None of this is imagined. It is simply a logically predictable expansion of about 30 seconds worth of news footage glimpsed last night in the background while the commentary was going on. It represents what is now being called the biggest refugee crisis since the second world war. One woman in a million with a name and a story.

How do our names and our current stories relate to hers? Perhaps our particular circumstances, though different, are in their own way as extreme. So we don’t have much emotional energy left for this woman and for the millions like her. Suffering is just suffering, after all. But if you were walking alongside her on the way to the next European border she would listen to your story, and her suffering, with all which that entails, would meet you in yours. That is perhaps why we need her in our country. Incidentally, she is highly qualified. She is the head teacher of a key school in a Syrian border town.

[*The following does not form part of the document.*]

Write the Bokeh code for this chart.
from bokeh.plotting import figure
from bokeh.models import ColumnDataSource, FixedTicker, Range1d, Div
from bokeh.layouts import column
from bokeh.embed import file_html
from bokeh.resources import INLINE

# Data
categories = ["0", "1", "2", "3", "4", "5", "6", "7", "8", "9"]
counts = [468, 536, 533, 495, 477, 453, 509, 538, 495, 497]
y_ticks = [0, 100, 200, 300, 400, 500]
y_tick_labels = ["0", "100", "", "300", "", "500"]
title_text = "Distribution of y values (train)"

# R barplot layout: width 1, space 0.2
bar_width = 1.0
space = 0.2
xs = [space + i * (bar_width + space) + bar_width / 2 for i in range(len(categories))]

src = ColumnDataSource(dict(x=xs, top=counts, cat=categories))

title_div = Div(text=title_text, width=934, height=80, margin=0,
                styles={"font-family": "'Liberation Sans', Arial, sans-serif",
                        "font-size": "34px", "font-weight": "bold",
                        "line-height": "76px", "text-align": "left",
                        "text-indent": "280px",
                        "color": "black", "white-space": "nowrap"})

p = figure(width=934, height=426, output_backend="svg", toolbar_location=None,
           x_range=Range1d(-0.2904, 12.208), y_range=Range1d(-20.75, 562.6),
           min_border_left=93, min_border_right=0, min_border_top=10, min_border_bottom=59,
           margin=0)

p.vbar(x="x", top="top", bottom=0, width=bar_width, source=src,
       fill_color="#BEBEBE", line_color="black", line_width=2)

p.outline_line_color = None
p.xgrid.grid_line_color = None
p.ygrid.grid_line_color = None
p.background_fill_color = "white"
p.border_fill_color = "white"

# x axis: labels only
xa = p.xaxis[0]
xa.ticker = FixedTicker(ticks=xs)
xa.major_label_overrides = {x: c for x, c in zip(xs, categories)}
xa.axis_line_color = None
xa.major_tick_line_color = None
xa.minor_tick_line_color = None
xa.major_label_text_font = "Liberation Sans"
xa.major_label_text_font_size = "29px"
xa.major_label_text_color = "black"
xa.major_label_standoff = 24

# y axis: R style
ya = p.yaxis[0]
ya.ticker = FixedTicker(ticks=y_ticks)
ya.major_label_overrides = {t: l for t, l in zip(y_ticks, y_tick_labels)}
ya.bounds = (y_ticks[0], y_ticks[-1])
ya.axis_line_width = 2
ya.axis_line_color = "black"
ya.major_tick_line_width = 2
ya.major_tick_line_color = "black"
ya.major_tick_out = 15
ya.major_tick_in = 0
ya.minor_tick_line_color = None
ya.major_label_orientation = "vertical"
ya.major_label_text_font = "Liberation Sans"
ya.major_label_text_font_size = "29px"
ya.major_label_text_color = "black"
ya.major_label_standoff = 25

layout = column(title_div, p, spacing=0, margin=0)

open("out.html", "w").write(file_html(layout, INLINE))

She also brings a different wisdom, one to which we have grown less accustomed, but which makes us fully human. It is a wisdom which is only acquired through sacrificial love, the love which will leave this woman having to carry a heavy toddler once the pushchair breaks down.

The refugee crisis indicates the extent to which we get our priorities wrong when it comes to the real value of other human beings. We do not understand what makes for the well being of our own communities, still less of our nation which is, after all, made up of human beings all of whom have, in some measure at least, experienced suffering and loss in their lives. On the whole, we seem to be content to be less than human, pressing on, but often in the wrong direction and for the wrong reasons.

Few of us have been refugees or known real persecution. Much of what most of us suffer are things we dare not face about ourselves, including our complicity with the causes of other people’s suffering. These feelings are buried alive somewhere in our deepest collective psyche, waiting for the moment when we learn, or fail to learn, acceptance and forgiveness as individuals and as nations. Who will teach us such a precious lesson if it is not those who have suffered and endured what the woman who is walking from the train to the next border is currently enduring? More specifically, in the case of the UK, who will teach us such things if it is not those whose suffering we are partly responsible for, but who believe enough in our goodness as a nation to want to make a new life here?